草莓社

草莓社 Curious Minds

At Calrossy one of our goals is to foster confident and courageous curious minds but one student this year has taken this mission a step further.

Rachel Donaldson in Year 11 is part of a STEM mentoring program called Curious Minds that aims to empowers girls who are passionate and high performers in Science, Technology, Engineering and Mathematics (STEM). It is an invitation-only, six month program consisting of two residential camps in Canberra and regular virtual meetings with a coach and other girls.

Rachel officially started Curious Minds in December last year and finished last month, after competing in the Big Science Competition at Calrossy which is connected to Curious Minds, ran by Australian Science Innovations.

“I thoroughly enjoyed it. I also did really well in them, so I was invited to do the Olympiad Exams. From then on, I’ve been doing the exams every year... And I just thought why not?” says Rachel.

“As Science educators, we are looking for ways to challenge and extend our students and offer them inspiration outside of what is happening in the classroom. The Big Science competition, Olympiad Exams and Curious Minds program are some of these pathways. Numerous Calrossy alumni have also participated in the National Youth Science Forum, an International program, that gives students a broader understanding of the diverse study and career options available in science, technology, engineering and mathematics. These opportunities have certainly inspired students to pursue careers in the STEM fields” explains Mrs Toni King from Calrossy’s Science Department.

Curious Minds aims to help these students reach their full potential and targets students from regional locations to ensure they have the same opportunities and inspiration as their female city counterparts.

“The residential camp was amazing and well-worth the problems to get there.
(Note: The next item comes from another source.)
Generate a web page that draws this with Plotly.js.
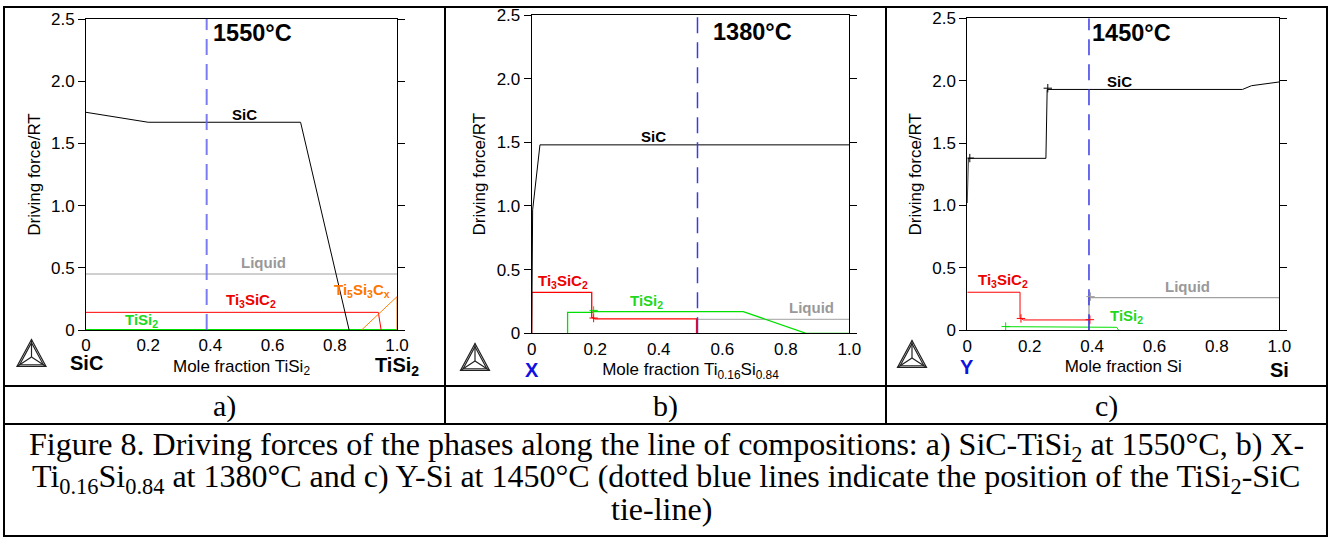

It was also beyond amazing to meet lots of like-minded girls and women - which I am now in contact with all over Australia,” Rachel says.

Curious Minds gives participants access to STEM role models by matching students with female mentors working in traditionally male-dominated careers. This year’s mentors include a diverse mix of engineers, physicists, mathematicians, research and medical scientists, medical practitioners, chemists, geologists and environmental scientists. Students complete a research project in partnership with their mentor, and present their findings to their peers during the camp.

“My project was monitoring a ginger plant using arduinos (microcontrollers). My mentor was from Melbourne and she is a mining engineer who specialises in geothermal energy. As for my future, I don’t know what I want to do after school. I’m probably going to take a gap year, maybe focus on some skills I’ve been itching to give more time too, such as my piano and learning Mandarin. After doing Curious Minds, I know someday I would love to pursue a career in STEM,” says Rachel.

“I realised how important communication is, especially in the STEM industry. You can be the smartest, most brilliant scientist but your information/ideas must be communicated,” Rachel explains.

“Also, that there is a whole world of opportunities out there for girls in STEM and that they are within reach. It was also extremely eye-opening to see a lot of practical applications of STEM in real-life, such as bank notes/forgeries.”

“Face-to-face camps provide an unparalleled opportunity to engage with tutors, make new friends with students who are as passionate as they are and take advantage of the world-class facilities offered through our partner universities,” says Dr Kelsie Dadd, Program Director of Curious Minds.

“We know that Year 9 and 10 is a critical time where girls may turn away from STEM… Curious Minds shows girls what is possible in STEM, and what it looks like outside the classroom.”

Since 2015, over 600 girls from regional, rural and low socio-economic areas have taken part in Curious Minds. A 2022 report revealed students involved in Curious Minds were 35% more likely to study male-dominated fields such physics and IT at University, with 77% indicating they would study STEM at University.

“Programs such as Curious Minds encourages students to involve themselves in other opportunites, like the Science Olympiads. The ultimate goal of the Australian Science Olympiads is to select the team to represent Australia at the International Science Olympiads, which is exactly what it sounds like – science Olympics for young people!” says Mrs King.

“They are offered for Chemistry, Biology, Physics, Earth & Environmental Science as well as the Junior Science Olympiad. The pathways, connections and skills that these opportunities present for students is invaluable.”